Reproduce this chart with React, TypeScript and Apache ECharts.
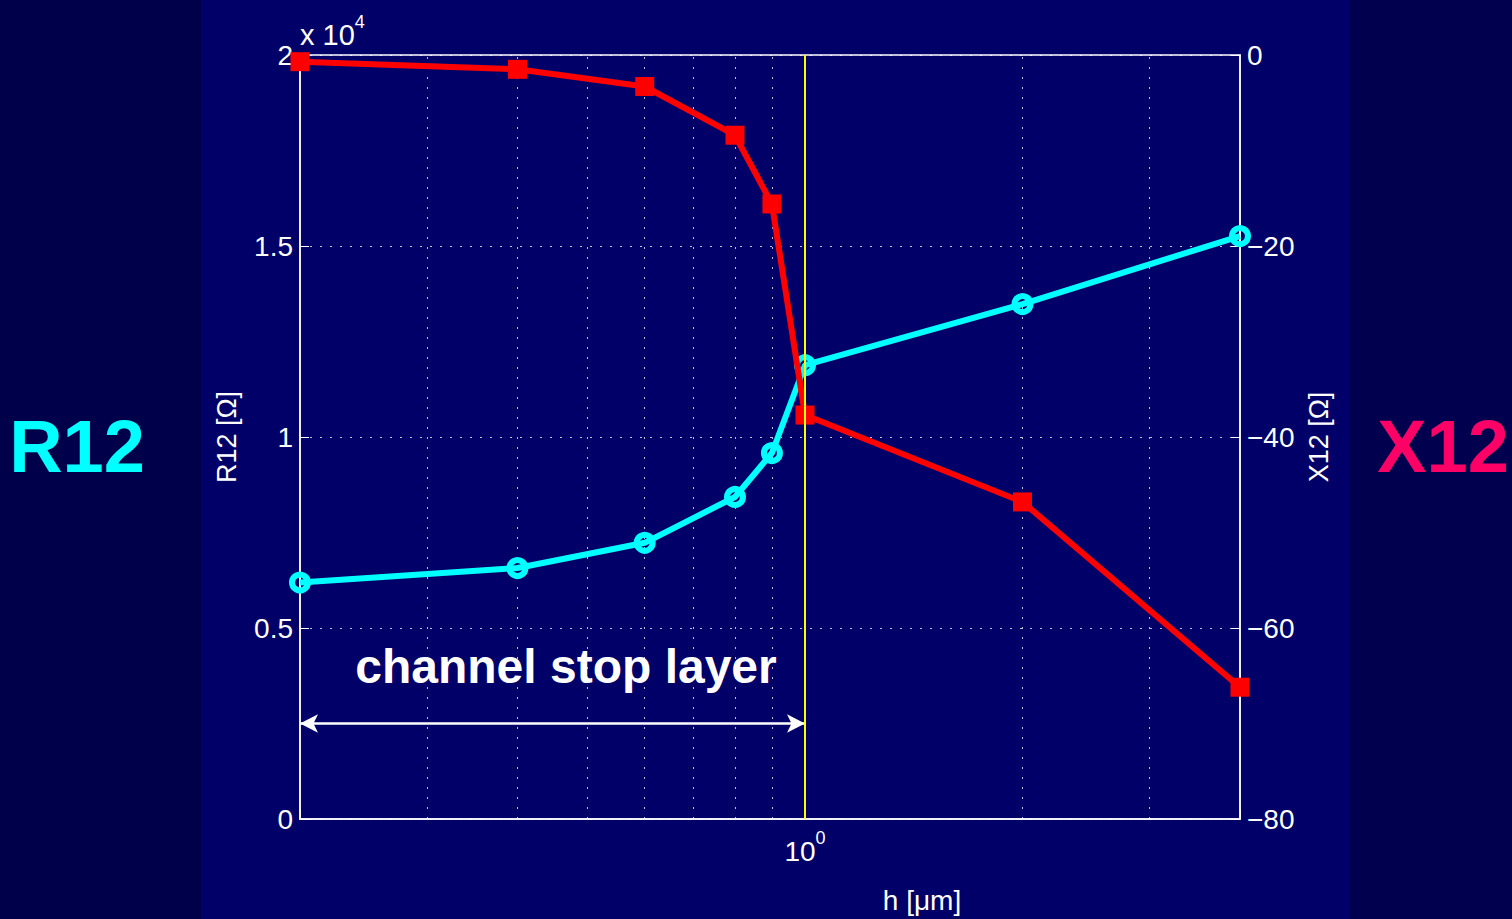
import React, { useEffect, useRef } from "react";
import * as echarts from "echarts";

const hValues = [0.2, 0.4, 0.6, 0.8, 0.9, 1, 2, 4];
const r12Values = [6190, 6570, 7230, 8430, 9580, 11880, 13480, 15260];
const x12Values = [-0.7, -1.5, -3.3, -8.4, -15.6, -37.7, -46.8, -66.2];
const minorGridX = [0.3, 0.4, 0.5, 0.6, 0.7, 0.8, 0.9, 2, 3];
const leftTicks = [0, 5000, 10000, 15000, 20000];
const arrowR = 2500;
const boundaryH = 1;

const FONT = "'Liberation Sans', Arial, Helvetica, sans-serif";
const BG = "#000068";

export default function App() {
  const ref = useRef<HTMLDivElement>(null);
  useEffect(() => {
    if (!ref.current) return;
    const chart = echarts.init(ref.current, undefined, { renderer: "svg" });
    const dotted = { color: "rgba(255,255,255,0.75)", width: 1, type: [2, 8] as any };
    chart.setOption({
      animation: false,
      backgroundColor: BG,
      textStyle: { fontFamily: FONT },
      grid: {
        left: 300,
        right: 272,
        top: 55,
        bottom: 100,
        show: true,
        borderColor: "#ffffff",
        borderWidth: 1.5,
        backgroundColor: "transparent",
      },
      graphic: [
        { type: "rect", z: -10, shape: { x: 0, y: 0, width: 201, height: 919 }, style: { fill: "#00004a" } },
        { type: "rect", z: -10, shape: { x: 1349, y: 0, width: 163, height: 919 }, style: { fill: "#00004e" } },
        {
          type: "text",
          left: 300,
          top: 13,
          style: {
            text: "{b|x 10}{s|4}",
            fill: "#ffffff",
            rich: {
              b: { fontSize: 29, lineHeight: 44, fontFamily: FONT, fill: "#ffffff" },
              s: { fontSize: 18, lineHeight: 18, verticalAlign: "top", fontFamily: FONT, fill: "#ffffff" },
            },
          },
        },
        {
          type: "text",
          x: 922,
          y: 900,
          style: {
            text: "h [μm]",
            fontSize: 28,
            fontFamily: FONT,
            fill: "#ffffff",
            align: "center",
            verticalAlign: "middle",
          },
        },
        {
          type: "text",
          x: 566,
          y: 666,
          style: {
            text: "channel stop layer",
            fontSize: 48,
            fontWeight: "bold",
            fontFamily: FONT,
            fill: "#ffffff",
            align: "center",
            verticalAlign: "middle",
          },
        },
        {
          type: "text",
          x: 77,
          y: 446,
          style: {
            text: "R12",
            fontSize: 74,
            fontWeight: "bold",
            fontFamily: FONT,
            fill: "#00ffff",
            align: "center",
            verticalAlign: "middle",
          },
        },
        {
          type: "text",
          x: 1443,
          y: 446,
          style: {
            text: "X12",
            fontSize: 74,
            fontWeight: "bold",
            fontFamily: FONT,
            fill: "#ff0066",
            align: "center",
            verticalAlign: "middle",
          },
        },
      ],
      xAxis: {
        type: "log",
        logBase: 10,
        min: 0.2,
        max: 4,
        axisLine: { lineStyle: { color: "#ffffff", width: 1.5 } },
        axisTick: { inside: true, length: 9, lineStyle: { color: "#ffffff" } },
        splitLine: { show: false },
        axisLabel: {
          margin: 10,
          showMinLabel: true,
          showMaxLabel: true,
          formatter: (v: number) => (Math.abs(v - 1) < 1e-9 ? "{b|10}{s|0}" : ""),
          rich: {
            b: { fontSize: 28, lineHeight: 44, color: "#ffffff", fontFamily: FONT },
            s: { fontSize: 18, lineHeight: 18, verticalAlign: "top", color: "#ffffff", fontFamily: FONT },
          },
        },
      },
      yAxis: [
        {
          type: "value",
          min: 0,
          max: 20000,
          interval: 5000,
          position: "left",
          name: "R12 [Ω]",
          nameLocation: "middle",
          nameGap: 60,
          nameRotate: 90,
          nameTextStyle: { color: "#ffffff", fontSize: 27, fontFamily: FONT },
          axisLine: { show: true, lineStyle: { color: "#ffffff", width: 1.5 } },
          axisTick: { show: true, inside: true, length: 9, lineStyle: { color: "#ffffff" } },
          axisLabel: {
            color: "#ffffff",
            fontSize: 28,
            margin: 7,
            formatter: (v: number) => (leftTicks.includes(v) ? String(v / 10000) : ""),
          },
          splitLine: { show: true, lineStyle: dotted },
        },
        {
          type: "value",
          min: -80,
          max: 0,
          interval: 20,
          position: "right",
          name: "X12 [Ω]",
          nameLocation: "middle",
          nameGap: 65,
          nameRotate: 90,
          nameTextStyle: { color: "#ffffff", fontSize: 27, fontFamily: FONT },
          axisLine: { show: true, lineStyle: { color: "#ffffff", width: 1.5 } },
          axisTick: { show: true, inside: true, length: 9, lineStyle: { color: "#ffffff" } },
          axisLabel: {
            color: "#ffffff",
            fontSize: 28,
            margin: 7,
            formatter: (v: number) => (v < 0 ? "\u2212" + Math.abs(v) : String(v)),
          },
          splitLine: { show: false },
        },
      ],
      series: [
        {
          name: "R12",
          type: "line",
          yAxisIndex: 0,
          data: hValues.map((h, i) => [h, r12Values[i]]),
          lineStyle: { color: "#00ffff", width: 6 },
          itemStyle: { color: "rgba(0,0,0,0)", borderColor: "#00ffff", borderWidth: 6 },
          symbol: "circle",
          symbolSize: 16,
          z: 3,
          markLine: {
            silent: true,
            symbol: "none",
            label: { show: false },
            lineStyle: dotted,
            data: minorGridX.map((v) => ({ xAxis: v })),
            z: 1,
          },
        },
        {
          name: "X12",
          type: "line",
          yAxisIndex: 1,
          data: hValues.map((h, i) => [h, x12Values[i]]),
          lineStyle: { color: "#ff0000", width: 6 },
          itemStyle: { color: "#ff0000" },
          symbol: "rect",
          symbolSize: 19,
          z: 4,
        },
        {
          name: "annotations",
          type: "line",
          yAxisIndex: 0,
          data: [],
          markLine: {
            silent: true,
            label: { show: false },
            data: [
              [
                { coord: [hValues[0], arrowR], symbol: "arrow", symbolSize: [14, 18] },
                { coord: [boundaryH, arrowR], symbol: "arrow", symbolSize: [14, 18] },
              ],
            ],
            lineStyle: { color: "#ffffff", width: 2.5, type: "solid" },
          },
        },
        {
          name: "boundary",
          type: "line",
          yAxisIndex: 0,
          data: [],
          z: 2,
          markLine: {
            silent: true,
            symbol: "none",
            label: { show: false },
            lineStyle: { color: "#ffff00", width: 2, type: "solid" },
            data: [{ xAxis: boundaryH }],
          },
        },
      ],
    });
    return () => chart.dispose();
  }, []);
  return (
    <div
      ref={ref}
      style={{ position: "fixed", left: 0, top: 0, width: 1512, height: 919 }}
    />
  );
}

_Do this_
Restate exactly, please, only the lines between the start of the data and the line containing "const boundaryH = 1;", both ends included, skipping the pictures.

_Finished exercise_
Reproduce this chart with React, TypeScript and Apache ECharts.
import React, { useEffect, useRef } from "react";
import * as echarts from "echarts";

const hValues = [0.2, 0.4, 0.6, 0.8, 0.9, 1, 2, 4];
const r12Values = [6190, 6570, 7230, 8430, 9580, 11880, 13480, 15260];
const x12Values = [-0.7, -1.5, -3.3, -8.4, -15.6, -37.7, -46.8, -66.2];
const minorGridX = [0.3, 0.4, 0.5, 0.6, 0.7, 0.8, 0.9, 2, 3];
const leftTicks = [0, 5000, 10000, 15000, 20000];
const arrowR = 2500;
const boundaryH = 1;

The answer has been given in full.